-- start Information provided --
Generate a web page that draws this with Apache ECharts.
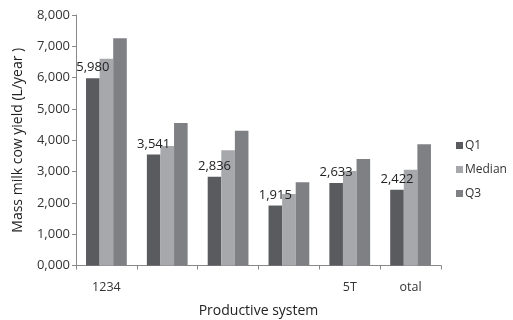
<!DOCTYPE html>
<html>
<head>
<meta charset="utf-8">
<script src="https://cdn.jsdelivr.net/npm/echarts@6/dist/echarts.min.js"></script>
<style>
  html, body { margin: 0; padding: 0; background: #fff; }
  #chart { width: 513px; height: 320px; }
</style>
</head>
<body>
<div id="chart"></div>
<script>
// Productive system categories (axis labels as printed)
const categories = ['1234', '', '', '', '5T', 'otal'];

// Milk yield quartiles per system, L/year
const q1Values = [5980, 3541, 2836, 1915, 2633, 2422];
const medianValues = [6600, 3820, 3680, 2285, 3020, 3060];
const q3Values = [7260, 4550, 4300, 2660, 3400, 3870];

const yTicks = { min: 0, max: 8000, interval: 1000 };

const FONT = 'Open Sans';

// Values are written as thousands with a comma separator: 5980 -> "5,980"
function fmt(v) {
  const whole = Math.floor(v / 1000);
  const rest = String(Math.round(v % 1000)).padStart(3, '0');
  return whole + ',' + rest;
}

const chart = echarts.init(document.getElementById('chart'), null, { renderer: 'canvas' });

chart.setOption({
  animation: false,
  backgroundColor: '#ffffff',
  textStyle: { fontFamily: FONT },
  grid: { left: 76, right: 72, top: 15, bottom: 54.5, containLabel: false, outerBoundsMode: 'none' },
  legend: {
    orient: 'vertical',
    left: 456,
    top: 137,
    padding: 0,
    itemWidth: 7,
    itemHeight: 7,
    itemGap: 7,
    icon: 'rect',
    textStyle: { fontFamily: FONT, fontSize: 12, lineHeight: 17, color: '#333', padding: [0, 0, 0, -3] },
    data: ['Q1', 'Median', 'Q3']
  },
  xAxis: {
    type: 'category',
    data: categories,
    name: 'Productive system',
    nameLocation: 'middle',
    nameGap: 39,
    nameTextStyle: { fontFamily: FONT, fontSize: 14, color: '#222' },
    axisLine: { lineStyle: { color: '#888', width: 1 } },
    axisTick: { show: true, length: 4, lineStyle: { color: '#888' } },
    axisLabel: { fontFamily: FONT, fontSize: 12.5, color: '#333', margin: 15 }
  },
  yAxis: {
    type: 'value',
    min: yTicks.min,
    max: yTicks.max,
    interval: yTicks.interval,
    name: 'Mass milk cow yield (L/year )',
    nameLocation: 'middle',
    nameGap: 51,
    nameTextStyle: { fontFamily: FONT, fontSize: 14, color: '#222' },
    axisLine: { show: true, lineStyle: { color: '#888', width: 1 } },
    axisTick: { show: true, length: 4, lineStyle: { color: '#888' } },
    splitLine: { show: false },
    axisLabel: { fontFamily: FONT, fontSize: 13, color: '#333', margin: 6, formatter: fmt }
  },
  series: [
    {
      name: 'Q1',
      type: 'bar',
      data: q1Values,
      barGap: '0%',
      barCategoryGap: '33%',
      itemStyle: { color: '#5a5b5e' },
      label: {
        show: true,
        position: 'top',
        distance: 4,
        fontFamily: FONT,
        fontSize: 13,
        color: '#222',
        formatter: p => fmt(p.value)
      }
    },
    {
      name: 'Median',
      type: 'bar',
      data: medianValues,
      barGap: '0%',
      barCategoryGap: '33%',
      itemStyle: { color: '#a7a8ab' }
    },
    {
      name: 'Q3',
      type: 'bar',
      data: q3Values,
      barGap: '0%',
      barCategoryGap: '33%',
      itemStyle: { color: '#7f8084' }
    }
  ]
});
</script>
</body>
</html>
-- end Information provided --
Exercise instructions: Copy out the data above exactly, except the pictures.

Written response:
Generate a web page that draws this with Apache ECharts.
<!DOCTYPE html>
<html>
<head>
<meta charset="utf-8">
<script src="https://cdn.jsdelivr.net/npm/echarts@6/dist/echarts.min.js"></script>
<style>
  html, body { margin: 0; padding: 0; background: #fff; }
  #chart { width: 513px; height: 320px; }
</style>
</head>
<body>
<div id="chart"></div>
<script>
// Productive system categories (axis labels as printed)
const categories = ['1234', '', '', '', '5T', 'otal'];

// Milk yield quartiles per system, L/year
const q1Values = [5980, 3541, 2836, 1915, 2633, 2422];
const medianValues = [6600, 3820, 3680, 2285, 3020, 3060];
const q3Values = [7260, 4550, 4300, 2660, 3400, 3870];

const yTicks = { min: 0, max: 8000, interval: 1000 };

const FONT = 'Open Sans';

// Values are written as thousands with a comma separator: 5980 -> "5,980"
function fmt(v) {
  const whole = Math.floor(v / 1000);
  const rest = String(Math.round(v % 1000)).padStart(3, '0');
  return whole + ',' + rest;
}

const chart = echarts.init(document.getElementById('chart'), null, { renderer: 'canvas' });

chart.setOption({
  animation: false,
  backgroundColor: '#ffffff',
  textStyle: { fontFamily: FONT },
  grid: { left: 76, right: 72, top: 15, bottom: 54.5, containLabel: false, outerBoundsMode: 'none' },
  legend: {
    orient: 'vertical',
    left: 456,
    top: 137,
    padding: 0,
    itemWidth: 7,
    itemHeight: 7,
    itemGap: 7,
    icon: 'rect',
    textStyle: { fontFamily: FONT, fontSize: 12, lineHeight: 17, color: '#333', padding: [0, 0, 0, -3] },
    data: ['Q1', 'Median', 'Q3']
  },
  xAxis: {
    type: 'category',
    data: categories,
    name: 'Productive system',
    nameLocation: 'middle',
    nameGap: 39,
    nameTextStyle: { fontFamily: FONT, fontSize: 14, color: '#222' },
    axisLine: { lineStyle: { color: '#888', width: 1 } },
    axisTick: { show: true, length: 4, lineStyle: { color: '#888' } },
    axisLabel: { fontFamily: FONT, fontSize: 12.5, color: '#333', margin: 15 }
  },
  yAxis: {
    type: 'value',
    min: yTicks.min,
    max: yTicks.max,
    interval: yTicks.interval,
    name: 'Mass milk cow yield (L/year )',
    nameLocation: 'middle',
    nameGap: 51,
    nameTextStyle: { fontFamily: FONT, fontSize: 14, color: '#222' },
    axisLine: { show: true, lineStyle: { color: '#888', width: 1 } },
    axisTick: { show: true, length: 4, lineStyle: { color: '#888' } },
    splitLine: { show: false },
    axisLabel: { fontFamily: FONT, fontSize: 13, color: '#333', margin: 6, formatter: fmt }
  },
  series: [
    {
      name: 'Q1',
      type: 'bar',
      data: q1Values,
      barGap: '0%',
      barCategoryGap: '33%',
      itemStyle: { color: '#5a5b5e' },
      label: {
        show: true,
        position: 'top',
        distance: 4,
        fontFamily: FONT,
        fontSize: 13,
        color: '#222',
        formatter: p => fmt(p.value)
      }
    },
    {
      name: 'Median',
      type: 'bar',
      data: medianValues,
      barGap: '0%',
      barCategoryGap: '33%',
      itemStyle: { color: '#a7a8ab' }
    },
    {
      name: 'Q3',
      type: 'bar',
      data: q3Values,
      barGap: '0%',
      barCategoryGap: '33%',
      itemStyle: { color: '#7f8084' }
    }
  ]
});
</script>
</body>
</html>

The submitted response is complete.